Hi
I am trying to run a read pair GATK walker on a bam file (e.g. CountPairs). I thought it was an easy thing but I'm trapped with issues related with bam file sorting and indexing.
If I understood well the pipeline should be:
- sorting the bam file using picard SortSam tool with "queryname" as a sort order,
- indexing the resulting bam file with samtools index
- running GATK walker on resulting bam file
But the step 2. is failing with the following error:
[bam_index_core] the alignment is not sorted (SRR003480.10000060): 23501638 > 19966740 in 22-th chr
[bam_index_build2] fail to index the BAM file.
I tried the pipeline using the sort order coordinate.
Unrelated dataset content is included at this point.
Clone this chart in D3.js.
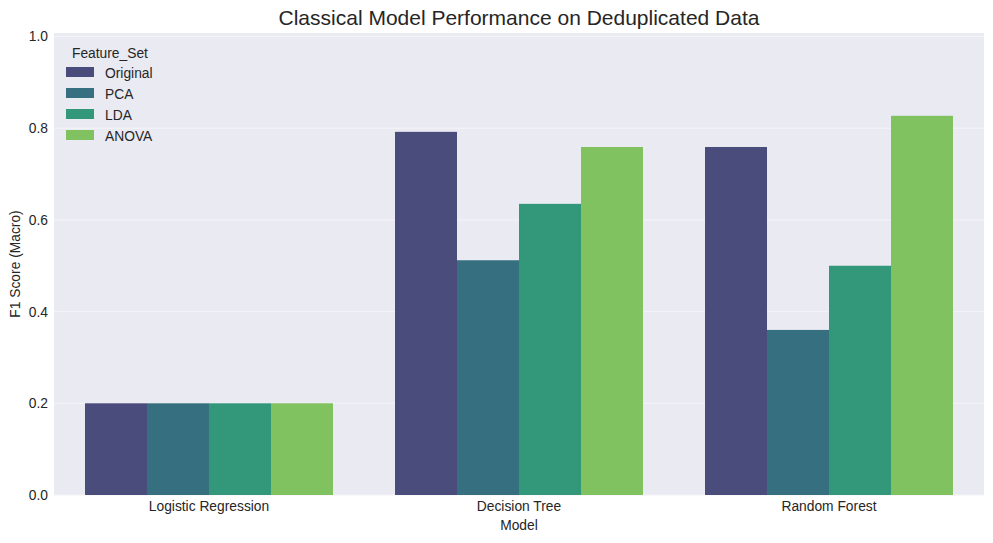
<!DOCTYPE html>
<html><head><meta charset="utf-8">
<script src="https://cdn.jsdelivr.net/npm/d3@7"></script>
<style>body{margin:0;background:#fff}text{font-family:"Liberation Sans",Arial,sans-serif;fill:#262626}</style>
</head><body><svg id="c" width="993" height="543"></svg>
<script>
const models = ["Logistic Regression", "Decision Tree", "Random Forest"];
const featureSets = ["Original", "PCA", "LDA", "ANOVA"];
const colors = ["#4a4c7c", "#367080", "#33977a", "#80c260"];
const original = [0.20, 0.792, 0.759];
const pca = [0.20, 0.512, 0.360];
const lda = [0.20, 0.635, 0.500];
const anova = [0.20, 0.759, 0.827];
const yTicks = [0, 0.2, 0.4, 0.6, 0.8, 1.0];
const series = [original, pca, lda, anova];

const svg = d3.select("#c");
const L = 54, R = 984, T = 33, B = 495;
const FS = "13.8px";
const x = d3.scaleBand().domain(models).range([L, R]).padding(0);
const xi = d3.scaleBand().domain(featureSets).range([0, x.bandwidth() * 0.8]);
const y = d3.scaleLinear().domain([0, 1.0076]).range([B, T]);

svg.append("rect").attr("x", L).attr("y", T).attr("width", R - L).attr("height", B - T).attr("fill", "#eaeaf2");
svg.append("g").selectAll("line").data(yTicks).join("line")
  .attr("x1", L).attr("x2", R).attr("y1", d => y(d)).attr("y2", d => y(d))
  .attr("stroke", "#f4f4f8").attr("stroke-width", 1);

featureSets.forEach((fs, si) => {
  svg.append("g").selectAll("rect").data(models).join("rect")
    .attr("x", (m) => x(m) + x.bandwidth() * 0.1 + xi(fs))
    .attr("width", xi.bandwidth())
    .attr("y", (m, i) => y(series[si][i]))
    .attr("height", (m, i) => B - y(series[si][i]))
    .attr("fill", colors[si]);
});

const yAxis = svg.append("g").attr("transform", `translate(${L},0)`)
  .call(d3.axisLeft(y).tickValues(yTicks).tickFormat(d3.format(".1f")).tickSize(0).tickPadding(6));
yAxis.select(".domain").remove();
yAxis.selectAll("text").style("font-size", FS).attr("fill", "#262626");

const xAxis = svg.append("g").attr("transform", `translate(0,${B})`)
  .call(d3.axisBottom(x).tickSize(0).tickPadding(6));
xAxis.select(".domain").remove();
xAxis.selectAll("text").style("font-size", FS).attr("fill", "#262626");

svg.append("text").attr("x", (L + R) / 2).attr("y", 25).attr("text-anchor", "middle")
  .style("font-size", "21px").text("Classical Model Performance on Deduplicated Data");
svg.append("text").attr("x", (L + R) / 2).attr("y", 530).attr("text-anchor", "middle")
  .style("font-size", FS).text("Model");
svg.append("text").attr("transform", `translate(20,${(T + B) / 2}) rotate(-90)`).attr("text-anchor", "middle")
  .style("font-size", FS).text("F1 Score (Macro)");

const lg = svg.append("g");
lg.append("text").attr("x", 72).attr("y", 58).style("font-size", FS).text("Feature_Set");
featureSets.forEach((fs, i) => {
  lg.append("rect").attr("x", 66).attr("y", 67 + i * 21).attr("width", 28).attr("height", 10).attr("fill", colors[i]);
  lg.append("text").attr("x", 105).attr("y", 77.5 + i * 21).style("font-size", FS).text(fs);
});
</script></body></html>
In this case samtools works well but GATK complains it can only process "queryname" ordered file.
Both "pipelines" of commands come after my signature, if you want to have a look.
Apart from the toubleshooting I would really appreciate some explanation on the meaning of these sort orders. Thanks in advance for any help!
BTW, I know there is a similar post here, I tried to use AddOrReplaceReadGroups instead of SamSort but it didn't help.
Regards, Pascal
Using SO=queryname
$ java -Xmx1024m -jar ~/tools/picard/SortSam.jar I=NA11992.chrom22.ILLUMINA.bwa.CEU.exon_targetted.20100311.bam O=NA11992_sorted_coordinate.bam SO=queryname
$ samtools index NA11992_sorted_queryname.bam
[bam_index_core] the alignment is not sorted (SRR003480.10000060): 23501638 > 19966740 in 22-th chr
[bam_index_build2] fail to index the BAM file.
Using SO=coordinate
$ java -Xmx1024m -jar ~/tools/picard/SortSam.jar I=NA11992.chrom22.ILLUMINA.bwa.CEU.exon_targetted.20100311.bam O=NA11992_sorted_coordinate.bam SO=coordinate
$ samtools index NA11992_sorted_coordinate.bam
$ java -Xmx2g -jar ../../gatk/GenomeAnalysisTK-1.2-60-g585a45b/GenomeAnalysisTK.jar -R ../references/human_g1k_v37.fasta -T CountPairs -o output.txt -I NA11992_sorted_coordinate.bam
[...]
##### ERROR MESSAGE: Missorted Input SAM/BAM files: files are not sorted in queryname order; Read pair walkers can only walk over query name-sorted data. Please resort your input BAM file.
Something that is not very clear reading GATK FAQ: it clearly states that the bam file "must be sorted in coordinate order (not by queryname and not unsorted)". But when I run GATK against such a file it complains: "Missorted Input SAM/BAM files: files are not sorted in queryname order" ?! This is not consistent, isn't it?